* **Challenge**
Give only the number of lines in the data that contain the word "standalone".

* **Supplied records**
■ ■ ■ ■ ■ ■ ■
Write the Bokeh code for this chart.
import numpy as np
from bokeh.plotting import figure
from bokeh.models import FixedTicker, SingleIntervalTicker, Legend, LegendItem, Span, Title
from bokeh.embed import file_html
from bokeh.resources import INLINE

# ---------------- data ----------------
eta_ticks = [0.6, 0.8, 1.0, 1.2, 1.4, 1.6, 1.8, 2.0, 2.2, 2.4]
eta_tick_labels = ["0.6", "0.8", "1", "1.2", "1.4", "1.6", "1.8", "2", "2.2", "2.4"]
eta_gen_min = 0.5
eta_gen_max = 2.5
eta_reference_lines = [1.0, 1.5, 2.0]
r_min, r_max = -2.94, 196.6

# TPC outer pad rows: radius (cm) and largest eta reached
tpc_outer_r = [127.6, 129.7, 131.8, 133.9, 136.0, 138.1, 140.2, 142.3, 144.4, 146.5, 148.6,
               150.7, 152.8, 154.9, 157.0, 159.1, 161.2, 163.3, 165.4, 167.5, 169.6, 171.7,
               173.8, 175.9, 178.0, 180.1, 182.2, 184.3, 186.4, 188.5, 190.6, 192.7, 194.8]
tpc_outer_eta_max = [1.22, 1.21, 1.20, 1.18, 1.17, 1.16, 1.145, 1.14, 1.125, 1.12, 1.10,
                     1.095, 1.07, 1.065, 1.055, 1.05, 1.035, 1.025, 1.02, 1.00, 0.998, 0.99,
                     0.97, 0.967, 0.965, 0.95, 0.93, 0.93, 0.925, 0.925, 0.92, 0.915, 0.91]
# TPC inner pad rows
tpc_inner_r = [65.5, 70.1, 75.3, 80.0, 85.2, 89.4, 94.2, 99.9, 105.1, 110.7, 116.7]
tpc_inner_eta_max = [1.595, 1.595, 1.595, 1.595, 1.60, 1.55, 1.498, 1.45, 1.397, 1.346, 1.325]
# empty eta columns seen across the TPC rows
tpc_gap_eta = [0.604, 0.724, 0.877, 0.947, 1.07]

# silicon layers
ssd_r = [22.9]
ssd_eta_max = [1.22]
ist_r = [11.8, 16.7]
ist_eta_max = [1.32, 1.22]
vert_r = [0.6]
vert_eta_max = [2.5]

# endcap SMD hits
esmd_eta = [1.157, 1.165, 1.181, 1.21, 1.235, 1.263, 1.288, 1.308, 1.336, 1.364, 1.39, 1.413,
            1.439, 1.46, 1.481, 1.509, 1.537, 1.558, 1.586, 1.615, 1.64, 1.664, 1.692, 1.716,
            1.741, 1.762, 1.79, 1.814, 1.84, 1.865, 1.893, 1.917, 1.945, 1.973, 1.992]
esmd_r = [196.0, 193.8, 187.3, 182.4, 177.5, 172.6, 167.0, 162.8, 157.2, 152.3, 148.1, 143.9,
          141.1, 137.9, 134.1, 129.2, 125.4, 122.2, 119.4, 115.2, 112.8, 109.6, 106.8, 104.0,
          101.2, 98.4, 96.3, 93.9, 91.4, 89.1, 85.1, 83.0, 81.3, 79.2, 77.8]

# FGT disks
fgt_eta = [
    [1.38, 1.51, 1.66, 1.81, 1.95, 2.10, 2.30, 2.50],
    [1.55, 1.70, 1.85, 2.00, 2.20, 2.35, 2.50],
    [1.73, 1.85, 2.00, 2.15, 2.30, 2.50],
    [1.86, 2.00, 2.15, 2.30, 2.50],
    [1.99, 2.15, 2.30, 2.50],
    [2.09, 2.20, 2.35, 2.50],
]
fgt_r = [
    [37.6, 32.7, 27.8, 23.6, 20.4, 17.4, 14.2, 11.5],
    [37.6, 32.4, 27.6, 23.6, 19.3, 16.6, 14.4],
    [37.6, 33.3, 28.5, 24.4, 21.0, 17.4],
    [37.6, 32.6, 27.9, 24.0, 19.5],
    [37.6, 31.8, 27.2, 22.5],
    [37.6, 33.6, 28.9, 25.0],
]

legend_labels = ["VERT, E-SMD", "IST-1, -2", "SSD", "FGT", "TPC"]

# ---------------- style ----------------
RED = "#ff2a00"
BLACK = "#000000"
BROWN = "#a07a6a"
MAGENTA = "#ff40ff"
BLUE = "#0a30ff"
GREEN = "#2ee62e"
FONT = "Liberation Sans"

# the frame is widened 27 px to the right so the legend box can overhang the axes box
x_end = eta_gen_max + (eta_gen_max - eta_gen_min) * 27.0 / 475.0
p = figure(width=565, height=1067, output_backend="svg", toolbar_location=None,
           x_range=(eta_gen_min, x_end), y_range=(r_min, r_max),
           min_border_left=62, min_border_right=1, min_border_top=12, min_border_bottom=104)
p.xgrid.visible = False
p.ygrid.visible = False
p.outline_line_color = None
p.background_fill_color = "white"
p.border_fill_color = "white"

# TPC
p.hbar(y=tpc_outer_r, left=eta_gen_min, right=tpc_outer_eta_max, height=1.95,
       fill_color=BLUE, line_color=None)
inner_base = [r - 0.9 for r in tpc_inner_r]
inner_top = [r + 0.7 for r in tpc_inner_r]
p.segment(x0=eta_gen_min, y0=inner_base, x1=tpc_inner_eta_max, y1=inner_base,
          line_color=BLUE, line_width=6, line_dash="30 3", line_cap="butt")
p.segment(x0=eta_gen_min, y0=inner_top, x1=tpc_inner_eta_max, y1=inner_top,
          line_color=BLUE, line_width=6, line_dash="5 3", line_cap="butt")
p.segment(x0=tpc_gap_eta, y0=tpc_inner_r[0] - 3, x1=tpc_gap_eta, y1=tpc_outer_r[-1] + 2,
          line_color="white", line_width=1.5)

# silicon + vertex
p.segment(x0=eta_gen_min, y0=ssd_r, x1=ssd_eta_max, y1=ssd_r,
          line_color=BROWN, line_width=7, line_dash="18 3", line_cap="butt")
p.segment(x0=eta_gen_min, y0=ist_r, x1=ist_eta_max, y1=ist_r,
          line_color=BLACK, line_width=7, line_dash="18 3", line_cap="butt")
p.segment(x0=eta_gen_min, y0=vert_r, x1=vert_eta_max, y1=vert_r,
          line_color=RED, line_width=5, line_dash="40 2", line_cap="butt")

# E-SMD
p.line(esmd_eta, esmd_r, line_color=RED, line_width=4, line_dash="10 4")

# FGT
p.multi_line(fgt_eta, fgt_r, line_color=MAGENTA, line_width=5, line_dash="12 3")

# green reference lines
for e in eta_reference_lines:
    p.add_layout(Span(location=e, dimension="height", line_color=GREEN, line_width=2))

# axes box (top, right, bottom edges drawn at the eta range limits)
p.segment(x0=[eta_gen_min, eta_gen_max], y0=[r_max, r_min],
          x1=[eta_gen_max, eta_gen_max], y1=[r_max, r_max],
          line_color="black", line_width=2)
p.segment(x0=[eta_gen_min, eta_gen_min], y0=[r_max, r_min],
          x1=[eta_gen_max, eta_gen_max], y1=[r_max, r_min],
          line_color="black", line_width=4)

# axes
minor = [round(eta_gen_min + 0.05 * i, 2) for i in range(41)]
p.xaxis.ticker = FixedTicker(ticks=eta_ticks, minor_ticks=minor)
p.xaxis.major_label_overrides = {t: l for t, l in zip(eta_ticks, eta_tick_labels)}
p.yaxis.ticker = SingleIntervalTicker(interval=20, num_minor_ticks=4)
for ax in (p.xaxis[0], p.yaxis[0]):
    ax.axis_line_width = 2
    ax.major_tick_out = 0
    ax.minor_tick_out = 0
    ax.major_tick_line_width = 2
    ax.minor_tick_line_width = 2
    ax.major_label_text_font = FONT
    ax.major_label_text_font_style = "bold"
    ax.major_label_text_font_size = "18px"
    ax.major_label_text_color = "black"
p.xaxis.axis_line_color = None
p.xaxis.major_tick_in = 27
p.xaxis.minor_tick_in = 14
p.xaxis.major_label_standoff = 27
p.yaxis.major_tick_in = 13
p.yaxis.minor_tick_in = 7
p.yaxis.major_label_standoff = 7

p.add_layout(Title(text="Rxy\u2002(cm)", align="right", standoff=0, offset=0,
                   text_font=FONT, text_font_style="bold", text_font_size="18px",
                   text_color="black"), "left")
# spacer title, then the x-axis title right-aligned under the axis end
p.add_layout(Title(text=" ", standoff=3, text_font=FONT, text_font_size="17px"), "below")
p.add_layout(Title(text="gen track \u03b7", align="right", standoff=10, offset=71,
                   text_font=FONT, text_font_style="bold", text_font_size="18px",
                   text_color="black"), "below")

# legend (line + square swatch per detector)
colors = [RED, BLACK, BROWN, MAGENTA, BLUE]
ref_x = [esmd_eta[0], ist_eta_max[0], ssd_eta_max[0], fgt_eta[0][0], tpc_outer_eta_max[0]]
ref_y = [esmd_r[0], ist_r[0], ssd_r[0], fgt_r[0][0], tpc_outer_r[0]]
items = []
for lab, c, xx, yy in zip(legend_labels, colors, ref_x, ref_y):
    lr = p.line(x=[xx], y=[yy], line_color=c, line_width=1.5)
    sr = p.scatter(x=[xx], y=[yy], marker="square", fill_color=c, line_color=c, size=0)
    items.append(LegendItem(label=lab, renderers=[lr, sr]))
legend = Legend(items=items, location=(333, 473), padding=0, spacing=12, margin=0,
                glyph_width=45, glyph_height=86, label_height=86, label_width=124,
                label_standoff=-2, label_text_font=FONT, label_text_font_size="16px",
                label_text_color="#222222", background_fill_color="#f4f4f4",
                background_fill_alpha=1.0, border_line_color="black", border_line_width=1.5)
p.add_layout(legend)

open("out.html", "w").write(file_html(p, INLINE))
■ ■ ■ ■ ■ ■ ■
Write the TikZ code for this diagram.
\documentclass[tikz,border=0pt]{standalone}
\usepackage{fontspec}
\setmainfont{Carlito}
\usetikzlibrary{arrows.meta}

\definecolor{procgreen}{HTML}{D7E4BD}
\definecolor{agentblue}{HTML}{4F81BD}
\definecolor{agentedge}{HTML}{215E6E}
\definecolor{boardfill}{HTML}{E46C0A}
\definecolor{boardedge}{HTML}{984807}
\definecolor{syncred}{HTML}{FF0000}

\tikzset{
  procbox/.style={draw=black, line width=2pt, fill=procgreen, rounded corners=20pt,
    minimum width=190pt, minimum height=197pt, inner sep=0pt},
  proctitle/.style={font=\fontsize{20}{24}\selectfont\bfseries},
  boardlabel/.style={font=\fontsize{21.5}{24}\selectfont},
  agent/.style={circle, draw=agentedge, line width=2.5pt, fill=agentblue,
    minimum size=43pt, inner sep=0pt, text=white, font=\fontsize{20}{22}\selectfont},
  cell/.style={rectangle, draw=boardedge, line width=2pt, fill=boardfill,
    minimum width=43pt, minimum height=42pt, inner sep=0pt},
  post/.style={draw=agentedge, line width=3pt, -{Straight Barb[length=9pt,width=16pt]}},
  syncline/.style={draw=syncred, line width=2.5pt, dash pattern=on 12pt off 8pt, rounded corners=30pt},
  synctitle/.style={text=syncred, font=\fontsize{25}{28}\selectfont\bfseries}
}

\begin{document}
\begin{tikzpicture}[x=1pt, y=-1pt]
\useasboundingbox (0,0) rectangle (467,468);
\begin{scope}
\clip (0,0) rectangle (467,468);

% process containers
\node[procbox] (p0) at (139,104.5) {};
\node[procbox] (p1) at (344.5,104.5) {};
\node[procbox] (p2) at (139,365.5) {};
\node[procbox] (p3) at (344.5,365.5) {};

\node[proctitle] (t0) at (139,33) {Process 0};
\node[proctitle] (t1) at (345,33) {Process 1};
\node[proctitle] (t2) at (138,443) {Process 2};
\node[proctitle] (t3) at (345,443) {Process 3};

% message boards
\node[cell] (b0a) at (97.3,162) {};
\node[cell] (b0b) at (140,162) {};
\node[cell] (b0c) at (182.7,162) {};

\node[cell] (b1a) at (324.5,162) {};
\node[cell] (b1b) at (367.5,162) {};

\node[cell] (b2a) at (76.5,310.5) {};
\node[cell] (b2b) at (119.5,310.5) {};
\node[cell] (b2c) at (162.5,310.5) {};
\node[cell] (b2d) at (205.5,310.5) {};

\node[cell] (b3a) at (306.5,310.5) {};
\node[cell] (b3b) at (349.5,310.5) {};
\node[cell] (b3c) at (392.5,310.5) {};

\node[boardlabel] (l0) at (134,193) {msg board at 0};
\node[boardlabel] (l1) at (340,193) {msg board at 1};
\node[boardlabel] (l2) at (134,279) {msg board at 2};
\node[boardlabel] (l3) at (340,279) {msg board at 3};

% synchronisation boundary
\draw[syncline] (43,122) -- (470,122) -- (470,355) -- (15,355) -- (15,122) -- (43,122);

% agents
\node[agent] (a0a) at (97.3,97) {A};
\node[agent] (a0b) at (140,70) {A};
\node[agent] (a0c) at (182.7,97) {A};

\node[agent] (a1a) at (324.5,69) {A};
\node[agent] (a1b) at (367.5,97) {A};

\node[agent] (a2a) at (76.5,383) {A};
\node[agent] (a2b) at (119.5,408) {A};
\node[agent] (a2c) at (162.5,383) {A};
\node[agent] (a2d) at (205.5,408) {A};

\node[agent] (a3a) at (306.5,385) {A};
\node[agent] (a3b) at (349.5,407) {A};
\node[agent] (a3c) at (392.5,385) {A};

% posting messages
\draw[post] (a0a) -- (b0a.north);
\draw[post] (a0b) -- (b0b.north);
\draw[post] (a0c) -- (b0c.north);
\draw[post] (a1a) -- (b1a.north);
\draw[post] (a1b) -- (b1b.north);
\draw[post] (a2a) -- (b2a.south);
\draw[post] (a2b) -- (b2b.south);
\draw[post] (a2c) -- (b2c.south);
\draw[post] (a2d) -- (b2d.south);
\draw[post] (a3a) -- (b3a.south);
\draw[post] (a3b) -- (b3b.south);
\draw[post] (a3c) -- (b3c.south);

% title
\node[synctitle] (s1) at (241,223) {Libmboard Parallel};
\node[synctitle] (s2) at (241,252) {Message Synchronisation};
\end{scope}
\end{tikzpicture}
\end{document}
■ ■ ■ ■ ■ ■ ■
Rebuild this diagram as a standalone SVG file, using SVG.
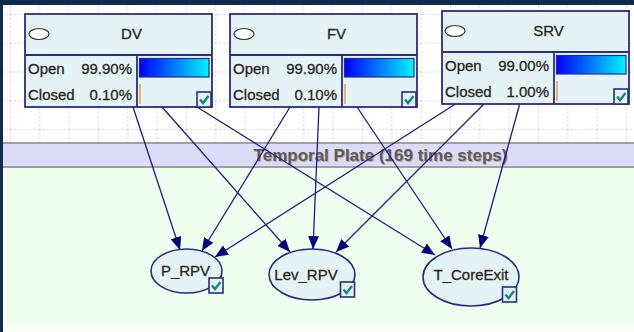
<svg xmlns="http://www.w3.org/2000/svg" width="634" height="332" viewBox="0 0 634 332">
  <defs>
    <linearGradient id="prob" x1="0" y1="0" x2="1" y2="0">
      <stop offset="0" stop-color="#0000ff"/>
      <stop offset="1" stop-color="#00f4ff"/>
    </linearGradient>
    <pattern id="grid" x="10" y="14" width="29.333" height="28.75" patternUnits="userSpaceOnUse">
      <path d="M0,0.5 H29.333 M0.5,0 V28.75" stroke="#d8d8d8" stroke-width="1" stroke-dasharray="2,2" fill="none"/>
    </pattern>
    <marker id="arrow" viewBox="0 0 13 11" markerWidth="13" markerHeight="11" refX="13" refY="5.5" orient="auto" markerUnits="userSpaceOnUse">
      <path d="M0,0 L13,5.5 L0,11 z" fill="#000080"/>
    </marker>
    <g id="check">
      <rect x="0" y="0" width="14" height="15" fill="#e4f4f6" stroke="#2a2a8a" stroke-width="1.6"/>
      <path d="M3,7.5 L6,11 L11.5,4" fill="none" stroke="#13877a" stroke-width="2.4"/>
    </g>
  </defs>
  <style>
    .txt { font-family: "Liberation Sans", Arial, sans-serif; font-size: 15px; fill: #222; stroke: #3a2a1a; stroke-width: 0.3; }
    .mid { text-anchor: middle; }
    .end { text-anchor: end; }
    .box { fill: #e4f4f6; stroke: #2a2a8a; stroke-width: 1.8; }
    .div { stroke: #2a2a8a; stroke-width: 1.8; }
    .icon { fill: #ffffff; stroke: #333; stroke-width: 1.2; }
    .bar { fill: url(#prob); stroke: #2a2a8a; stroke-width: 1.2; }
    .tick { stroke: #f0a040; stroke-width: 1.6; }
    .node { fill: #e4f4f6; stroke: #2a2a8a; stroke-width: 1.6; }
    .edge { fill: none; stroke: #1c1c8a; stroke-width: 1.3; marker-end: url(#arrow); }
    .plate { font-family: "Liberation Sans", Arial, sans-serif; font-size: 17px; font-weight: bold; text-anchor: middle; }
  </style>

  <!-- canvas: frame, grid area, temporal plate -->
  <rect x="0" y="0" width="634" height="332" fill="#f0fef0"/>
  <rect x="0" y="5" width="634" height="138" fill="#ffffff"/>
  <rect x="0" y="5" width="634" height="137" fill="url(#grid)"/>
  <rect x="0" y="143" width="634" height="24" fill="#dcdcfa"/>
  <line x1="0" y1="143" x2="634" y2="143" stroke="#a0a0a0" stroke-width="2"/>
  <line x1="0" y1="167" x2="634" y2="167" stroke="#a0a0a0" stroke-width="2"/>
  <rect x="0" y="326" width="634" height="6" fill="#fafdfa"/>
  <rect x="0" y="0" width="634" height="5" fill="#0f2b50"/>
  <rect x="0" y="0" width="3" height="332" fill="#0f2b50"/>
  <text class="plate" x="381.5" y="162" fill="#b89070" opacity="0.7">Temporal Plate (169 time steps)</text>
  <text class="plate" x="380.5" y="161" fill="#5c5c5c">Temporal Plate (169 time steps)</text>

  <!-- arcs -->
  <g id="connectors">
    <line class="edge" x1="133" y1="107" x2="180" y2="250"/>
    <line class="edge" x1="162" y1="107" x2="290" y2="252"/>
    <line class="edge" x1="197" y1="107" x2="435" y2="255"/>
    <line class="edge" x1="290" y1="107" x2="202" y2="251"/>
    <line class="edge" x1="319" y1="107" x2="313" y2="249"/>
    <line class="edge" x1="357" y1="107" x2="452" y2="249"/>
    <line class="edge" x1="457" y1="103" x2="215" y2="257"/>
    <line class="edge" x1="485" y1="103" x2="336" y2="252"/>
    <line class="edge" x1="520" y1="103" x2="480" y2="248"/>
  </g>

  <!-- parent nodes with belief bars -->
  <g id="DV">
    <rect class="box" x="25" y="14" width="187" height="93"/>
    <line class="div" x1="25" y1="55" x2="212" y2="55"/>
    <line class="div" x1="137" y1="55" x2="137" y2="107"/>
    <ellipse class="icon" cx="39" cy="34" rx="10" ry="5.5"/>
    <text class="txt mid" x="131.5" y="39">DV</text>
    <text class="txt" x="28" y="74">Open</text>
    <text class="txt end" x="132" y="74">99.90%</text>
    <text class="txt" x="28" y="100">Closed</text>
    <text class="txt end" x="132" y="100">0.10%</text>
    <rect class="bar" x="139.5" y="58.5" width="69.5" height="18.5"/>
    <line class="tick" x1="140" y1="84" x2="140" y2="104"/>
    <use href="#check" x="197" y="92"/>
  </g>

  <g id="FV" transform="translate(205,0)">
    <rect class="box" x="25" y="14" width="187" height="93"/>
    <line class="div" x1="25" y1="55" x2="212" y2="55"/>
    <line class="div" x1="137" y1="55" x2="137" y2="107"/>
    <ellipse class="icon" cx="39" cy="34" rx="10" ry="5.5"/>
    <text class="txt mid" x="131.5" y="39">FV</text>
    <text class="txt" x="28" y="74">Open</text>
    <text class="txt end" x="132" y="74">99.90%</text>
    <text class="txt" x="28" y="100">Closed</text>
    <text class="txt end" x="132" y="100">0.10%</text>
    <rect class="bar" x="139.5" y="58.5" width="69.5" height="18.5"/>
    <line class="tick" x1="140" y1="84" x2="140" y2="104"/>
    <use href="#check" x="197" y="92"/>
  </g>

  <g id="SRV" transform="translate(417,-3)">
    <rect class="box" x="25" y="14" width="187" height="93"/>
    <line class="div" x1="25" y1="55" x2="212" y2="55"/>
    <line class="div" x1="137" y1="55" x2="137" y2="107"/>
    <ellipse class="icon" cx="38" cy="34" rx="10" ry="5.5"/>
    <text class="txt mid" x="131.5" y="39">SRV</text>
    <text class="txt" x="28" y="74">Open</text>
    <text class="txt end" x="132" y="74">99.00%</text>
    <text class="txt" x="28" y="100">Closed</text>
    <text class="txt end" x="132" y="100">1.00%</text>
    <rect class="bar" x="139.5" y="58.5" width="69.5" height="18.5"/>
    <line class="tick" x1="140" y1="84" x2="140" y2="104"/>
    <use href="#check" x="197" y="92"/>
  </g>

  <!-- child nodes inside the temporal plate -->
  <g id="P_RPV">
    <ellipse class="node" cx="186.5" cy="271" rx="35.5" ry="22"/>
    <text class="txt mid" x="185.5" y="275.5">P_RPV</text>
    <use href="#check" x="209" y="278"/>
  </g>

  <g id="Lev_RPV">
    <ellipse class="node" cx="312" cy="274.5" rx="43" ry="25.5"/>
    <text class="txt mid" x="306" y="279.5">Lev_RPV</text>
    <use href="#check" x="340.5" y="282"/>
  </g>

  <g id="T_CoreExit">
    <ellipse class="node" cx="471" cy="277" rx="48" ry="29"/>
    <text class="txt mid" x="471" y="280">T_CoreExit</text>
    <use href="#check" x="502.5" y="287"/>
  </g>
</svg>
■ ■ ■ ■ ■ ■ ■
* **Written solution**
2